Quickcard Review The Haunting of Molly Hartley
Directed by: Mickey Liddell Cast: Haley Bennett, Jake Weber, Chace Crawford Time: 1 hr 30 mins Rating: PG-13
Plot: Seventeen-year old Molly (Bennett) slowly learns of the horrors that will happen to her on the day she turns eighteen.
Who's It For?: In the world of Molly Hartley, parents are trying to kill their children, religion is a super-lame idea forced upon by pesky, ugly fanatics, and more importantly - no one understands you. This movie is basically gasoline to the fiery angst burning within WASP-y teenagers who just got their braces. And while Nick and Norah was their Say Anything, this is their Exorcist.
Expectations: When I heard someone talking about this movie, they said it was like 2006's The Covenant. I became truly frightened - one time I had a nightmare I was forced to see that movie twice.
Molly Hartley is a story abusive of whatever little thrill it can provide. At one point in the movie, the script meanders for about thirty minutes without revealing anything involving Molly's secret, only offering cheap scares that become increasingly predictable. Filled to the brim with dumb jump scenes the film has moments that bottle up the audience with false alarms and then BAM!
Modern horror has become cheap, (though the tickets aren’t), reduced to scares that only deliver on the grotesqueness of whatever is the basis for the "jump." Similar to its acting and plot, the "fear" in Molly Hartley is juvenile.

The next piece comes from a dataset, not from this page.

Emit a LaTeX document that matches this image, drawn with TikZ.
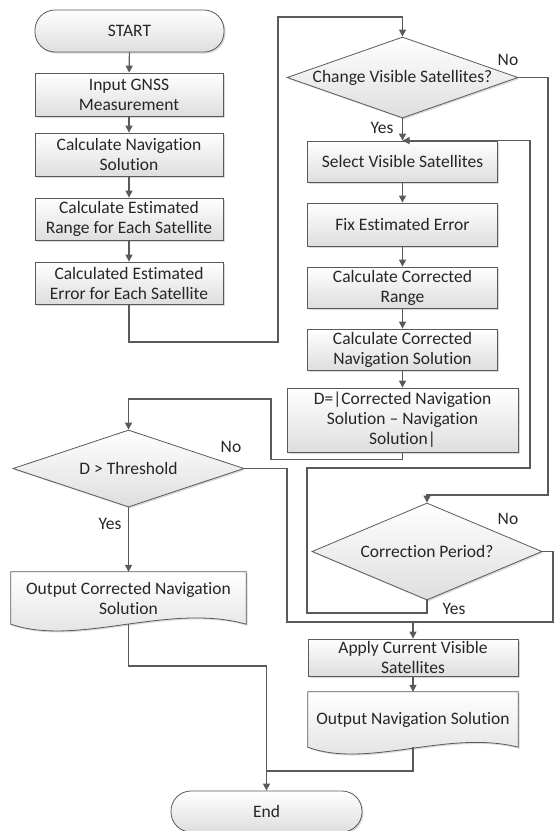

But there’s something strangely fascinating about Molly Hartley. While the film's credibility has it sharing some space in the waste bin with The Covenant or even When A Stranger Calls, its got a few surprises that might leave movie dumpster junkies scratching their heads. Certain characters and ultimately the film’s resolution poke at a strange underlying message that “evil” is good, which is both unusual to hunky-dory Hollywood mechanics and impressionable on its naïve audience. As ludicrous and unnecessary as it may be, it’s an admirable stab at the unusual by screenwriters well aware of the meaninglessness of their work. It's like when Disney animators used to get a kick out of placing phalluses in the backgrounds of certain scenes in their films.
The Haunting of Molly Hartley is as insignificant as a deformed piece of candy corn. And even though there is a slight difference in shape or size, it can't stop from looking like everything else in the bag.